Thursday, April 26, 2007

I am sorry, Peking University ...

... but what's the reason behind translating 创新 chuang4xin1 ("innovation") as "imagination"?

I am sure, when it comes to Operating Systems, your 2007 Imagination Festival keynote speaker does rely much more on the latter than the former, but do you really need to rub it in that bad?


source: Xinhua News

Seriously: If Asia's best university (according to the 2006 THES World University Rankings ) can't hire a translator, I don't know who will.

Really sorry.


Thanks go to blogger "Beyondword" for pointing this out to me.

Thursday, April 12, 2007

Homegrown.

My colleague Ca-Mie De Souza 嘉美 in Beijing delivered a correspondent report on Chinglish yesterday.
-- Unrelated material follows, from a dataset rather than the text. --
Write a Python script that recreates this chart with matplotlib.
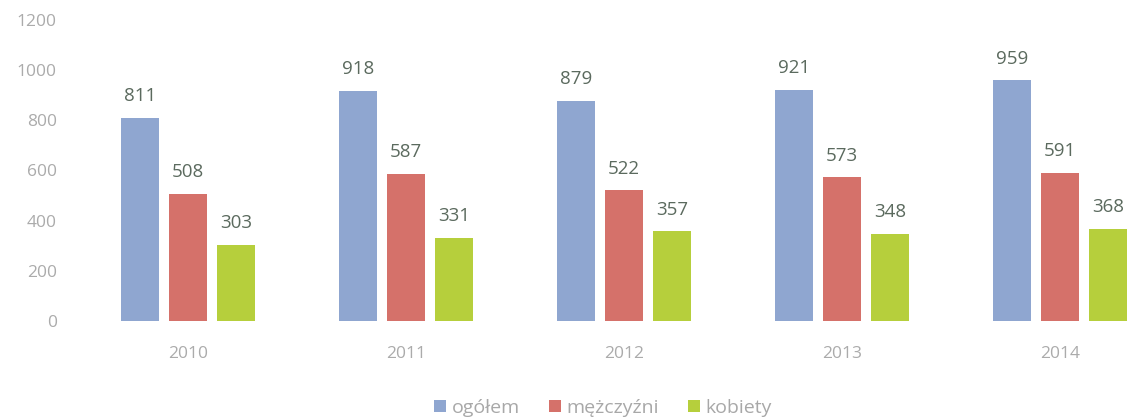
import matplotlib.pyplot as plt
import numpy as np

# dane z wykresu
lata = ["2010", "2011", "2012", "2013", "2014"]
ogolem = [811, 918, 879, 921, 959]
mezczyzni = [508, 587, 522, 573, 591]
kobiety = [303, 331, 357, 348, 368]

plt.rcParams['font.family'] = ['Open Sans', 'DejaVu Sans']

fig = plt.figure(figsize=(11.35, 4.19), dpi=100)
ax = fig.add_axes([79 / 1135, 1 - 321 / 419, 1 - 79 / 1135, 301 / 419])

x = np.arange(len(lata))
w = 0.175
step = 0.22
serie = [(ogolem, "#8fa6d0", "ogółem"), (mezczyzni, "#d5716a", "mężczyźni"), (kobiety, "#b6cf3c", "kobiety")]

for i, (vals, kolor, nazwa) in enumerate(serie):
    pos = x + (i - 1) * step
    ax.bar(pos, vals, w, color=kolor, label=nazwa)
    for p, v in zip(pos, vals):
        ax.text(p, v + 50, str(v), ha="center", va="bottom", fontsize=13.5, color="#5b6a5e")

ax.set_ylim(0, 1200)
ax.set_xlim(-0.5, (1135 - 188) / 218)
ax.set_yticks(range(0, 1201, 200))
ax.set_xticks(x)
ax.set_xticklabels(lata)
ax.tick_params(axis="both", length=0, labelsize=12.5, colors="#ababab")
ax.tick_params(axis="x", pad=18)
ax.tick_params(axis="y", pad=16)
for s in ax.spines.values():
    s.set_visible(False)

fig.legend(loc="center", bbox_to_anchor=(603 / 1135, 1 - 408 / 419), ncol=3, frameon=False,
           fontsize=14, handlelength=0.6, handleheight=0.6, handletextpad=0.3, columnspacing=1.5,
           labelcolor="#a8a8a8")

fig.savefig("out.png", dpi=100)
In China to standardise English used on bilingual signboards the most interesting statement is related to my Possible approaches to China's bilingual sign-makers. A shop owner is quoted saying
我们没有专门的翻译,主要我们还是邀请别人,或者是我们简单地通过电脑的金山快译和英汉字典。招牌之类的可能就用简单的,文字并没有太复杂的。We don't have professional translators, so we ask someone else or use the computer's Kingsoft translation tool and an English-Chinese dictionary. Signs usually have simple words so we try to translate them ourselves"
(Kingsoft is a popular Chinese-English translation software in the PRC, original Chinese quotation from www.xin.sg)

This strongly supports my guess that a lot of offline Chinglish is actually produced online, don't you think?